Posted by: James Wilson on February 17, 2003 11:16 PM

There is a fundamental problem here: traditionalsim is never fully defined because tradition has not been. Rather than a constant, tradition is defined as old beliefs. That leads to the relativistic question: “Which Beliefs?”
If we are only talking about older beliefs, then we are only reactionaries seeking to re-impose older mores. It puts us in league with neocons who wish to set the clock back to 1960.

Traditionalism only makes sense if tradition is defined as a constant. Much to the dismay of leftists and even some libertarians, there are some universal constants among humans. History, cross-cultural literary studies of stable societies, anthropology, and socio-biology do seem to make some overlaping conclusions.
It is possible to set “tradition” to be these universal norms. However, that would be a relatively small set.
I beleve that if “tradition” has any meaning, there must be a relativistic element. That is every society has its own organic traditions. These include the universal truths, but have evolved seperately.
As Americans, our traditions cannot be seperated from the ideas of liberty that caused us to break with Great Britain and English America. Our tradition (sorry, Jeffersonians) has never been license. Instead it has been tempered by Religion (certain forms of Protestant sects in particular), Nationalism, and community.

Posted by: Ron on February 18, 2003 3:43 AM

It seems to me I do say what tradition and traditionalism are:

“The third possibility, tradition, accepts the arrangements that grow out of the attitudes, practices and beliefs that become authoritative over time in the life of a community.”

“[Conservatives] are concerned with social practices more from the point of view of the practices themselves than from a unifying external perspective.”

“To accept tradition is to accept life on the whole as we find it. The alternative is to construct some new form of life based on supposed superior knowledge.”

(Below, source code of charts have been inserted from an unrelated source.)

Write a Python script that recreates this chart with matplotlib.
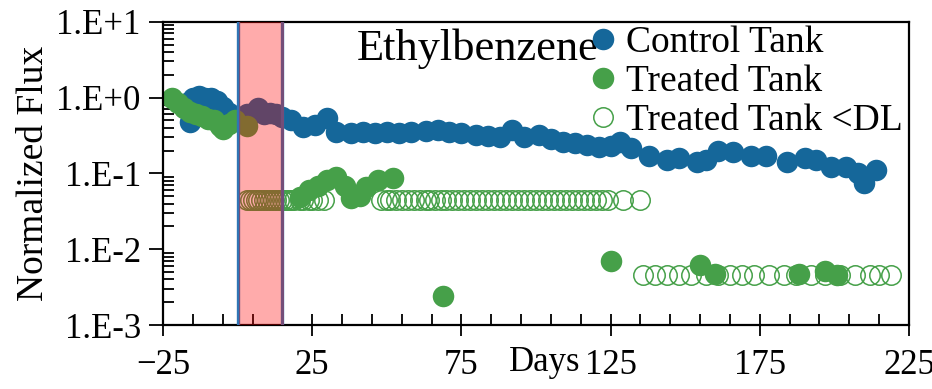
import matplotlib
matplotlib.use('Agg')
import matplotlib.pyplot as plt
from matplotlib.ticker import FuncFormatter, LogLocator, NullFormatter
import numpy as np

plt.rcParams['font.family'] = ['Liberation Serif', 'DejaVu Serif']

# Control tank flux (normalized)
ctrl_day = [-16, -17, -15, -13, -11, -9, -7, -5, -3, -1, 1, 3, 5, 7, 9, 11, 13, 15,
            18, 22, 26, 30, 33, 38, 42, 46, 50, 54, 58, 63, 67, 71, 75, 80, 84, 88,
            92, 96, 101, 105, 109, 113, 117, 121, 125, 128, 132, 138, 144, 148, 154,
            157, 161, 166, 172, 177, 184, 190, 194, 199, 204, 208, 210, 214]
ctrl_flux = [0.48, 0.85, 0.98, 1.05, 1.00, 1.00, 0.90, 0.75, 0.62, 0.55, 0.55, 0.60,
             0.62, 0.72, 0.60, 0.62, 0.60, 0.55, 0.50, 0.41, 0.43, 0.53, 0.35, 0.34,
             0.35, 0.34, 0.35, 0.34, 0.35, 0.36, 0.37, 0.35, 0.34, 0.32, 0.31, 0.30,
             0.37, 0.30, 0.32, 0.28, 0.26, 0.25, 0.24, 0.22, 0.23, 0.26, 0.215, 0.17,
             0.15, 0.16, 0.14, 0.15, 0.20, 0.19, 0.17, 0.17, 0.14, 0.16, 0.15, 0.12,
             0.12, 0.10, 0.075, 0.11]

# Treated tank flux above detection limit
trt_day = [-22, -20, -18, -16, -14, -12, -10, -8, -6, -5, -3, -1, 3,
           21, 24, 27, 30, 33, 36, 38, 41, 43, 47, 52,
           69, 125, 155, 160, 188, 197, 201]
trt_flux = [1.00, 0.85, 0.72, 0.65, 0.60, 0.57, 0.52, 0.50, 0.42, 0.38, 0.45, 0.50, 0.42,
            0.049, 0.060, 0.068, 0.081, 0.089, 0.068, 0.047, 0.050, 0.066, 0.081, 0.086,
            0.0024, 0.0070, 0.0062, 0.0047, 0.0047, 0.0052, 0.0046]

# Treated tank, below detection limit (plotted at the limit)
dl_day = [3, 4, 5, 6, 7, 8, 9, 10, 11, 12, 13, 14, 15, 16, 17, 18, 19, 21, 22, 24,
          25, 27, 29, 48, 50, 51, 53, 55, 57, 59, 61, 63, 64, 66, 68, 70, 72, 74,
          76, 78, 80, 82, 84, 86, 88, 90, 92, 94, 96, 98, 100, 102, 104, 106, 108,
          110, 112, 114, 116, 118, 120, 122, 124, 129, 135,
          136, 140, 144, 148, 152, 157, 161, 165, 169, 173, 178, 183, 187, 192,
          197, 202, 207, 212, 215, 219]
dl_flux = [0.045, 0.045, 0.045, 0.045, 0.045, 0.045, 0.045, 0.045, 0.045, 0.045,
           0.045, 0.045, 0.045, 0.045, 0.045, 0.045, 0.045, 0.045, 0.045, 0.045,
           0.045, 0.045, 0.045, 0.045, 0.045, 0.045, 0.045, 0.045, 0.045, 0.045,
           0.045, 0.045, 0.045, 0.045, 0.045, 0.045, 0.045, 0.045, 0.045, 0.045,
           0.045, 0.045, 0.045, 0.045, 0.045, 0.045, 0.045, 0.045, 0.045, 0.045,
           0.045, 0.045, 0.045, 0.045, 0.045, 0.045, 0.045, 0.045, 0.045, 0.045,
           0.045, 0.045, 0.045, 0.045, 0.045,
           0.0046, 0.0046, 0.0046, 0.0046, 0.0046, 0.0046, 0.0046, 0.0046, 0.0046,
           0.0046, 0.0046, 0.0046, 0.0046, 0.0046, 0.0046, 0.0046, 0.0046, 0.0046,
           0.0046, 0.0046]

# treatment window (days)
trt_start, trt_end = 0, 15

blue = '#15679A'
green = '#46A049'

fig = plt.figure(figsize=(9.32, 3.89), dpi=100)
ax = fig.add_axes([0.1749, 0.1645, 0.8004, 0.7797])

ax.plot(ctrl_day, ctrl_flux, 'o', ms=15.5, color=blue, mec='none', label='Control Tank')
ax.plot(trt_day, trt_flux, 'o', ms=15.5, color=green, mec='none', label='Treated Tank')
ax.plot(dl_day, dl_flux, 'o', ms=14, mfc='none', mec=green, mew=1.1,
        label='Treated Tank <DL')

ax.axvline(trt_start, color='#2F75B5', lw=2.4, zorder=4)
ax.axvline(trt_end, color='#2F75B5', lw=2.4, zorder=4)
ax.axvspan(trt_start + 0.5, trt_end + 0.5, color='red', alpha=0.33, lw=0, zorder=5)

ax.set_yscale('log')
ax.set_ylim(1e-3, 1e1)
ax.set_xlim(-25, 225)
ax.set_xticks([-25, 25, 75, 125, 175, 225])
ax.set_xticks([-15, -5, 5, 15, 35, 45, 55, 65, 85, 95, 105, 115, 135, 145,
               155, 165, 185, 195, 205, 215], minor=True)
ax.yaxis.set_major_locator(LogLocator(base=10, numticks=10))
ax.yaxis.set_minor_locator(LogLocator(base=10, subs=np.arange(2, 10), numticks=20))
ax.yaxis.set_minor_formatter(NullFormatter())
ax.yaxis.set_major_formatter(FuncFormatter(lambda v, p: '1.E%+d' % int(round(np.log10(v)))))

ax.tick_params(axis='both', which='major', labelsize=25, length=16, width=1.3,
               direction='inout', pad=9)
ax.tick_params(axis='y', which='major', direction='out', length=10, pad=6)
ax.tick_params(axis='both', which='minor', direction='in', length=8, width=1.3)
for s in ax.spines.values():
    s.set_linewidth(1.6)

ax.set_ylabel('Normalized Flux', fontsize=27, labelpad=4)
ax.text(103, -0.125, 'Days', transform=ax.get_xaxis_transform(), ha='center',
        va='center', fontsize=25)
ax.text(0.26, 0.91, 'Ethylbenzene', transform=ax.transAxes, fontsize=32,
        va='center', ha='left')

ax.legend(loc='upper left', bbox_to_anchor=(0.57, 1.0), frameon=False, fontsize=27,
          handlelength=0.6, handletextpad=0.3, labelspacing=0.12, borderpad=0.1,
          borderaxespad=0)

fig.savefig('out.png', dpi=100)
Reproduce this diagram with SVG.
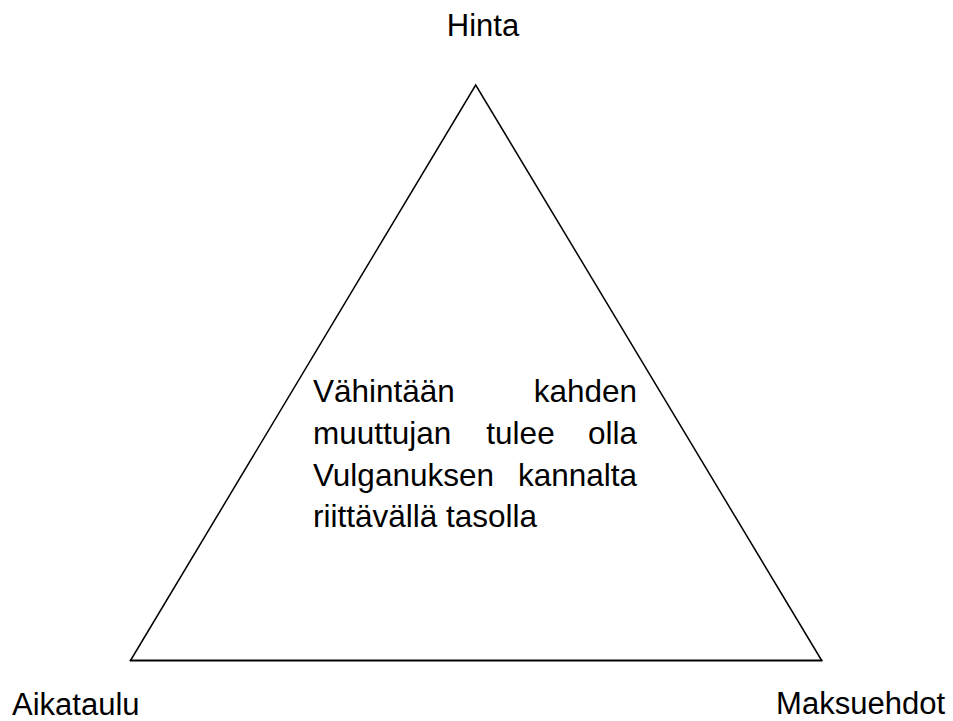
<svg xmlns="http://www.w3.org/2000/svg" width="953" height="721" viewBox="0 0 953 721">
<style>
text{font-family:"Liberation Sans",Arial,sans-serif;font-size:31px;fill:#000}
.b{font-size:31.5px}
.e{text-anchor:end}
.m{text-anchor:middle}
.ln{stroke:#000;fill:none;stroke-linecap:round;stroke-linejoin:miter}
</style>
<rect width="953" height="721" fill="#fff"/>
<g id="connectors">
<path class="ln" d="M130.5 660.5 L475.7 85 L821.7 660.5" stroke-width="1.5"/>
<path class="ln" d="M130.5 660.5 L821.7 660.5" stroke-width="2"/>
</g>
<g id="node-hinta"><text x="483" y="36" class="m">Hinta</text></g>
<g id="node-aikataulu"><text x="12" y="715">Aikataulu</text></g>
<g id="node-maksuehdot"><text x="945" y="714" class="e">Maksuehdot</text></g>
<g id="node-center" class="b">
<text x="313" y="402" class="b">Vähintään</text><text x="637" y="402" class="b e">kahden</text>
<text x="313" y="444" class="b">muuttujan</text><text x="520.5" y="444" class="b m">tulee</text><text x="637" y="444" class="b e">olla</text>
<text x="313" y="486" class="b">Vulganuksen</text><text x="637" y="486" class="b e">kannalta</text>
<text x="313" y="527" class="b">riittävällä tasolla</text>
</g>
</svg>
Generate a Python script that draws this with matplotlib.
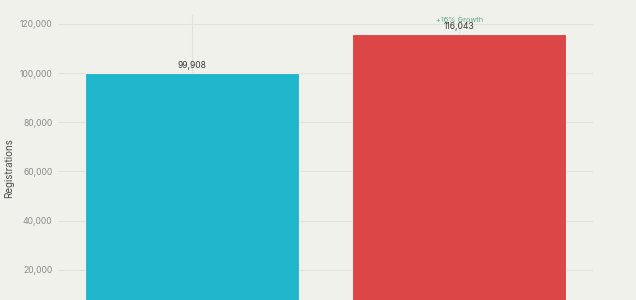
import numpy as np
from matplotlib import pyplot as plt

categories = ['Before', 'After']
registrations = [99908, 116043]
bar_colors = ['#20B7CC', '#DC4646']
growth_label = '+16% Growth'

plt.rcParams['font.family'] = ['Inter', 'DejaVu Sans']

fig = plt.figure(figsize=(6.36, 3.0), dpi=100)
fig.patch.set_facecolor('#F1F1EC')
# the plot area runs past the bottom edge of the picture
ax = fig.add_axes([58 / 636, -19 / 300, 535 / 636, 304 / 300])
ax.set_facecolor('#F1F1EC')

x = np.arange(len(categories))
bars = ax.bar(x, registrations, width=0.8, color=bar_colors,
              edgecolor='#F1F1EC', linewidth=0.8, zorder=3)

ax.set_xlim(-0.5, len(categories) - 0.5)
ax.set_ylim(0, 123600)
ax.set_yticks(np.arange(0, 120001, 20000))
ax.set_yticklabels([f'{v:,}' if v else '' for v in range(0, 120001, 20000)])
ax.set_xticks(x)
ax.set_xticklabels([])
ax.tick_params(axis='both', length=0, labelsize=6.2, labelcolor='#8a8a8a', pad=4)
ax.grid(True, color='#E2E2DC', linewidth=0.8, zorder=0)
for s in ax.spines.values():
    s.set_visible(False)

ax.set_ylabel('Registrations', fontsize=7, color='#4a4a4a')
ax.yaxis.set_label_coords(-44 / 535, (319 - 168) / 304)

for b, v in zip(bars, registrations):
    ax.annotate(f'{v:,}', (b.get_x() + b.get_width() / 2, v),
                xytext=(0, 2), textcoords='offset points',
                ha='center', va='bottom', fontsize=6.2, color='#3a3a3a', zorder=5)

ax.annotate(growth_label, (x[1], registrations[1]), xytext=(0, 7.5),
            textcoords='offset points', ha='center', va='bottom',
            fontsize=5.3, color='#5BA878', zorder=6)

fig.savefig('out.png', dpi=100, facecolor=fig.get_facecolor())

“Tradition — the habit of loyalty toward one’s society and its ways … “

“[A] whole complex of habits, attitudes and beliefs supported by things like family arrangements, religious commitments, and standards of respectable conduct. Such things do not themselves operate on market or bureaucratic principles. They grow up informally and in ways that can’t be planned or controlled, through the growth of settled habits and attitudes among people who live together and deal with each other for a long time. They are thus essentially traditional.”

Ron’s complaint seems to be that I don’t specify “which tradition.” That’s quite true. The essay is an abstract discussion of different ways of arriving at social standards and creating social institutions. It’s not a proposal for action or statement of positive belief. It’s not itself an instance of traditionalism. Not every essay can do everything.

He suggests that to be worth considering tradition has to be connected with truth, although truth that is grasped somewhat differently in different communities. I agree, and discuss the point in the paragraphs beginning “As for bad traditions.”

Posted by: Jim Kalb on February 18, 2003 9:38 AM

Ron writes:
“I beleve that if ‘tradition’ has any meaning, there must be a relativistic element.”

Ron confuses “particular” with “relative” it seems to me. Everyone sees the world through his own particular eyes. Nobody sees the world literally through someone else’s eyes. I take Mr. Kalb’s abstract traditionalism to be something like the observation that the transcendent (the objectively good, the objectively beautiful, and the objectively true) can’t be apprehended more clearly by plucking our eyes out. So our own actual particular eyes have to be treated respectfully as authoritative. Objecting that other people see things through their own eyes rather that mine is a hollow objection, as is objecting that some peoples’ eyes have cataracts. If the good, the true, and the beautiful can only be known through a particular tradition then liberalism represents an attempt to will the world we want into existence by plucking out our eyes and walking the earth with empty sockets.